Ce trente octobre au matin, Masmoudi Mohamed Lamine, propriétaire d’un garage à Hay Ettahrir, sur la route de Bizerte, m’indique, non sans fierté, le fût où il verse l’huile usée des moteurs vidangés. Au fil de la palabre, il reprend son travail, poursuit un discours sans faute et je prends note : « quand il sera plein je téléphone au numéro 80.100.125. Le véhicule de la SO.TU.LUB vient. Les hommes branchent le tuyau sur le robinet placé au bas du fût et ils pompent l’huile noircie. Mais tout le monde n’a pas ça. Beaucoup de garages à Bizerte, à Gabès et partout versent la pourriture (lekhmaj) dans les bouches d’égouts.
Cela empoisonne la mer, les poissons l’absorbent et il passe dans l’estomac des gens. Allez voir entre l’avenue de Carthage et le port ». Am Lamine a parlé. Il n’y a rien à rajouter face à sa pratique de la citoyenneté. Si chacun le suivait sur la voie du bien-vivre ensemble dans la société, le milieu serait moins agressé par une pollution éhontée. Sur terre, les pots d’échappement, dépourvus d’un outillage approprié déversent les gaz à effet de serre. La perpétuelle circulation à ciel ouvert exhibe le flux des voitures coupables de la pollution atmosphérique et souterraine. A l’échelle mondiale, ces rejets visibles et invisibles contribuent, avec bien d’autres calamités, à piéger l’humanité. Les partisans de la croissance nulle, pour éviter l’apocalypse, méritent la sympathie inspirée mais, hélas, les voitures sont faites pour circuler. Engins motorisés, autoroutes, pétrole et autres joyeusetés forment un tout systématisé. L’humanité ne cesse de rêver à la protection de l’environnement sans jamais cesser de le bousiller. La destruction de l’homme par l’homme a partie liée avec sa destruction de l’environnement.
L’obligé de marcher soupçonne, déjà, l’impasse où le mène sa marche insensée. Condominas, le sociologue, écrivait un bouquin titré « Nous avons mangé la forêt ».
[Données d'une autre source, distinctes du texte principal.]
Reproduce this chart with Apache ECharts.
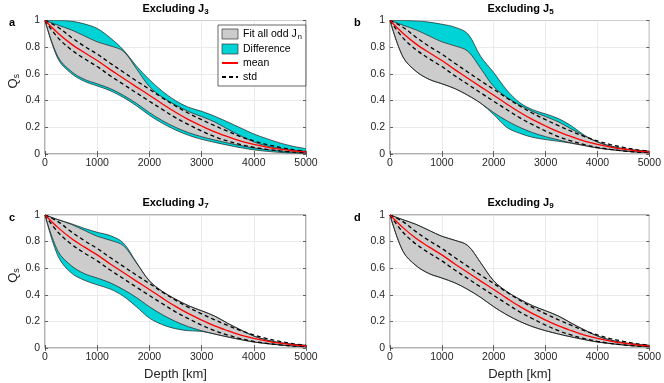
<!DOCTYPE html>
<html>
<head>
<meta charset="utf-8">
<script src="https://cdn.jsdelivr.net/npm/echarts@6/dist/echarts.min.js"></script>
<style>
html, body { margin: 0; padding: 0; background: #fff; }
#chart { width: 664px; height: 383px; }
</style>
</head>
<body>
<div id="chart"></div>
<script>
// depth grid [km]
var depth = [0, 250, 500, 750, 1000, 1250, 1500, 1750, 2000, 2250, 2500, 2750, 3000, 3250, 3500, 3750, 4000, 4250, 4500, 4750, 5000];

// fit with all odd Jn (same in every panel)
var fitUpper = [1.0, 0.965, 0.93, 0.885, 0.84, 0.81, 0.77, 0.64, 0.505, 0.425, 0.367, 0.318, 0.28, 0.24, 0.186, 0.136, 0.09, 0.06, 0.04, 0.028, 0.02];
var fitLower = [1.0, 0.727, 0.62, 0.56, 0.526, 0.49, 0.44, 0.38, 0.31, 0.25, 0.2, 0.16, 0.13, 0.105, 0.083, 0.063, 0.045, 0.033, 0.023, 0.015, 0.01];
var meanQ = [1.0, 0.905, 0.825, 0.76, 0.70, 0.632, 0.568, 0.503, 0.44, 0.375, 0.313, 0.258, 0.21, 0.166, 0.13, 0.097, 0.072, 0.052, 0.036, 0.024, 0.015];
var stdUpper = [1.0, 0.95, 0.875, 0.808, 0.748, 0.68, 0.614, 0.548, 0.485, 0.42, 0.36, 0.305, 0.257, 0.212, 0.17, 0.13, 0.098, 0.071, 0.05, 0.033, 0.02];
var stdLower = [1.0, 0.87, 0.782, 0.715, 0.655, 0.586, 0.522, 0.458, 0.395, 0.333, 0.272, 0.22, 0.172, 0.13, 0.097, 0.07, 0.05, 0.035, 0.023, 0.015, 0.01];

// envelopes when one Jn is left out
var exclUpperJ3 = [1.0, 1.0, 0.995, 0.975, 0.94, 0.87, 0.78, 0.66, 0.557, 0.47, 0.40, 0.35, 0.32, 0.283, 0.24, 0.195, 0.15, 0.115, 0.083, 0.058, 0.04];
var exclLowerJ3 = [1.0, 0.712, 0.605, 0.545, 0.51, 0.474, 0.424, 0.362, 0.29, 0.23, 0.18, 0.14, 0.11, 0.087, 0.066, 0.047, 0.031, 0.02, 0.012, 0.007, 0.004];
var exclUpperJ5 = [1.0, 1.0, 0.997, 0.988, 0.972, 0.95, 0.9, 0.73, 0.61, 0.48, 0.385, 0.332, 0.3, 0.265, 0.21, 0.14, 0.09, 0.06, 0.04, 0.028, 0.02];
var exclLowerJ5 = [1.0, 0.727, 0.62, 0.56, 0.526, 0.49, 0.44, 0.38, 0.295, 0.2, 0.155, 0.125, 0.108, 0.095, 0.08, 0.063, 0.045, 0.033, 0.023, 0.015, 0.01];
var exclUpperJ7 = [1.0, 0.965, 0.935, 0.9, 0.87, 0.845, 0.79, 0.645, 0.505, 0.425, 0.367, 0.318, 0.28, 0.24, 0.186, 0.136, 0.09, 0.06, 0.04, 0.028, 0.02];
var exclLowerJ7 = [1.0, 0.69, 0.565, 0.51, 0.475, 0.443, 0.39, 0.31, 0.225, 0.175, 0.145, 0.13, 0.125, 0.105, 0.083, 0.063, 0.045, 0.033, 0.023, 0.015, 0.01];
var exclUpperJ9 = [1.0, 0.965, 0.93, 0.885, 0.84, 0.81, 0.77, 0.64, 0.505, 0.425, 0.367, 0.318, 0.28, 0.24, 0.186, 0.136, 0.09, 0.06, 0.04, 0.028, 0.02];
var exclLowerJ9 = [1.0, 0.727, 0.62, 0.56, 0.526, 0.49, 0.44, 0.38, 0.31, 0.25, 0.2, 0.16, 0.13, 0.105, 0.083, 0.063, 0.045, 0.033, 0.023, 0.015, 0.01];

var excludedJ = ['3', '5', '7', '9'];
var panelLetters = ['a', 'b', 'c', 'd'];

var chart = echarts.init(document.getElementById('chart'));

var grids = [
	{left: 45, top: 20.5, width: 261, height: 133.5},
	{left: 390, top: 20.5, width: 261, height: 133.5},
	{left: 45, top: 215, width: 261, height: 133},
	{left: 390, top: 215, width: 261, height: 133}
];
var exclUpper = [exclUpperJ3, exclUpperJ5, exclUpperJ7, exclUpperJ9];
var exclLower = [exclLowerJ3, exclLowerJ5, exclLowerJ7, exclLowerJ9];

var edgeColor = '#1f1f1f';
var grayFill = '#cccccc';
var cyanFill = '#00d3d6';
var tickStyle = {color: '#262626', width: 0.7};

function diff(a, b) {
	var out = [];
	for (var i = 0; i < a.length; i++) out.push(+(a[i] - b[i]).toFixed(4));
	return out;
}

var xAxes = [], yAxes = [], series = [], titles = [];

for (var p = 0; p < 4; p++) {
	var g = grids[p];
	g.show = true;
	g.borderColor = '#262626';
	g.borderWidth = 0.7;
	g.backgroundColor = '#fff';

	xAxes.push({
		gridIndex: p,
		type: 'category',
		boundaryGap: false,
		data: depth.map(String),
		axisLine: {show: false},
		axisTick: {show: true, inside: true, interval: 3, length: 3, lineStyle: tickStyle},
		axisLabel: {interval: 3, color: '#262626', fontSize: 10.5, margin: 4, fontFamily: 'Liberation Sans'},
		splitLine: {show: true, interval: 3, lineStyle: {color: '#e6e6e6', width: 0.8}},
		name: p >= 2 ? 'Depth [km]' : '',
		nameLocation: 'middle',
		nameGap: 20,
		nameTextStyle: {fontSize: 13, color: '#262626', fontFamily: 'Liberation Sans'}
	});
	yAxes.push({
		gridIndex: p,
		type: 'value',
		min: 0,
		max: 1,
		interval: 0.2,
		axisLine: {show: false},
		axisTick: {show: true, inside: true, length: 3, lineStyle: tickStyle},
		axisLabel: {color: '#262626', fontSize: 10.5, margin: 5, fontFamily: 'Liberation Sans'},
		splitLine: {show: true, lineStyle: {color: '#e6e6e6', width: 0.8}},
		name: (p % 2 === 0) ? '{q|Q}{s|s}' : '',
		nameLocation: 'middle',
		nameRotate: 90,
		nameGap: 22,
		nameTextStyle: {
			color: '#262626',
			fontFamily: 'Liberation Sans',
			padding: [0, 0, 0, 12],
			rich: {
				q: {fontSize: 13, color: '#262626', fontFamily: 'Liberation Sans'},
				s: {fontSize: 9, color: '#262626', fontFamily: 'Liberation Sans', padding: [7, 0, 0, 0]}
			}
		}
	});

	// band of the excluded-Jn fit (cyan), gray band drawn over it
	series.push({
		type: 'line', xAxisIndex: p, yAxisIndex: p, stack: 'ex' + p,
		data: exclLower[p], smooth: 0.35, symbol: 'none', z: 3,
		lineStyle: {color: edgeColor, width: 0.7}, silent: true
	});
	series.push({
		name: 'Difference',
		type: 'line', xAxisIndex: p, yAxisIndex: p, stack: 'ex' + p,
		data: diff(exclUpper[p], exclLower[p]), smooth: 0.35, symbol: 'none', z: 2,
		itemStyle: {color: cyanFill},
		lineStyle: {color: edgeColor, width: 0.7},
		areaStyle: {color: cyanFill, opacity: 1}
	});
	series.push({
		type: 'line', xAxisIndex: p, yAxisIndex: p, stack: 'fit' + p,
		data: fitLower, smooth: 0.35, symbol: 'none', z: 3,
		lineStyle: {color: edgeColor, width: 0.7}, silent: true
	});
	series.push({
		name: 'Fit all odd Jn',
		type: 'line', xAxisIndex: p, yAxisIndex: p, stack: 'fit' + p,
		data: diff(fitUpper, fitLower), smooth: 0.35, symbol: 'none', z: 2,
		itemStyle: {color: grayFill},
		lineStyle: {color: edgeColor, width: 0.7},
		areaStyle: {color: grayFill, opacity: 1}
	});
	series.push({
		name: 'std',
		type: 'line', xAxisIndex: p, yAxisIndex: p,
		data: stdUpper, smooth: 0.35, symbol: 'none', z: 4,
		itemStyle: {color: '#000'},
		lineStyle: {color: '#000', width: 1.3, type: [4, 3]}
	});
	series.push({
		type: 'line', xAxisIndex: p, yAxisIndex: p,
		data: stdLower, smooth: 0.35, symbol: 'none', z: 4,
		lineStyle: {color: '#000', width: 1.3, type: [4, 3]}
	});
	series.push({
		name: 'mean',
		type: 'line', xAxisIndex: p, yAxisIndex: p,
		data: meanQ, smooth: 0.35, symbol: 'none', z: 5,
		itemStyle: {color: '#ff0000'},
		lineStyle: {color: '#ff0000', width: 1.3}
	});

	titles.push({
		text: '{t|Excluding J}{s|' + excludedJ[p] + '}',
		left: g.left + g.width / 2,
		top: g.top - 19,
		textAlign: 'center',
		padding: 0,
		textStyle: {
			rich: {
				t: {fontSize: 11, fontWeight: 'bold', color: '#000', fontFamily: 'Liberation Sans'},
				s: {fontSize: 8, fontWeight: 'bold', color: '#000', fontFamily: 'Liberation Sans', padding: [6, 0, 0, 0]}
			}
		}
	});
	titles.push({
		text: panelLetters[p],
		left: g.left - 36,
		top: g.top - 3,
		padding: 0,
		textStyle: {fontSize: 11, fontWeight: 'bold', color: '#000', fontFamily: 'Liberation Sans'}
	});
}

// box ticks on the top and right sides
for (var q = 0; q < 4; q++) {
	xAxes.push({
		gridIndex: q, type: 'category', position: 'top', boundaryGap: false,
		data: depth.map(String),
		axisLine: {show: false}, axisLabel: {show: false}, splitLine: {show: false},
		axisTick: {show: true, inside: true, interval: 3, length: 3, lineStyle: tickStyle}
	});
	yAxes.push({
		gridIndex: q, type: 'value', position: 'right', min: 0, max: 1, interval: 0.2,
		axisLine: {show: false}, axisLabel: {show: false}, splitLine: {show: false},
		axisTick: {show: true, inside: true, length: 3, lineStyle: tickStyle}
	});
}

var option = {
	animation: false,
	backgroundColor: '#fff',
	title: titles,
	grid: grids,
	xAxis: xAxes,
	yAxis: yAxes,
	legend: {
		orient: 'vertical',
		left: 218,
		top: 25,
		padding: [3, 4, 3, 3],
		itemWidth: 16,
		itemHeight: 10,
		itemGap: 2,
		backgroundColor: '#fff',
		borderColor: '#262626',
		borderWidth: 0.7,
		selectedMode: false,
		textStyle: {
			fontSize: 10.5, color: '#000', fontFamily: 'Liberation Sans', lineHeight: 12,
			rich: {
				t: {fontSize: 10.5, color: '#000', fontFamily: 'Liberation Sans'},
				s: {fontSize: 7.5, color: '#000', fontFamily: 'Liberation Sans', padding: [6, 0, 0, 1]}
			}
		},
		formatter: function(name) {
			if (name === 'Fit all odd Jn') return '{t|Fit all odd J}{s|n}';
			return name;
		},
		data: [
			{name: 'Fit all odd Jn', icon: 'rect', itemStyle: {color: grayFill, borderColor: '#333', borderWidth: 0.7}},
			{name: 'Difference', icon: 'rect', itemStyle: {color: cyanFill, borderColor: '#333', borderWidth: 0.7}},
			{name: 'mean', itemStyle: {opacity: 0}},
			{name: 'std', itemStyle: {opacity: 0}}
		]
	},
	series: series
};

chart.setOption(option);
</script>
</body>
</html>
L’armée américaine largue son napalm sur la sylve protectrice de la résistance vietnamienne et l’aviation française détruit l’unique forêt de cédres, choyée par les connaisseurs de la flore algérienne. Indiqué, un collègue géographe de ce pays évoquait le drame écologique dans sa thèse. Il me disait : « Même si je parvenais à tout pardonner aux Français, cela je ne le pardonnerai jamais. Une fois les cèdres disparus la reconstitution devient impossible ». Les hommes de bonne volonté évoquent l’exigence d’aller vers l’idéal à partir du réel. Mais que faire s’ils creusent leur tombe, de leurs propres mains à l’instant même où ils inventent je ne sais quel avenir qui chante ? Combien parmi eux suivent la pratique devenue routine dans le garage de Am Lamine ?
Vouée à l’ombre des lieux sombres, anonyme, éloignée des feux de la rampe, la citoyenneté mise en œuvre définit l’objectif ultime du compromis et du dialogue. Au siècle de Périclès, la vertu donnait à voir le supplément d’âme indissociable du savoir-vivre ensemble.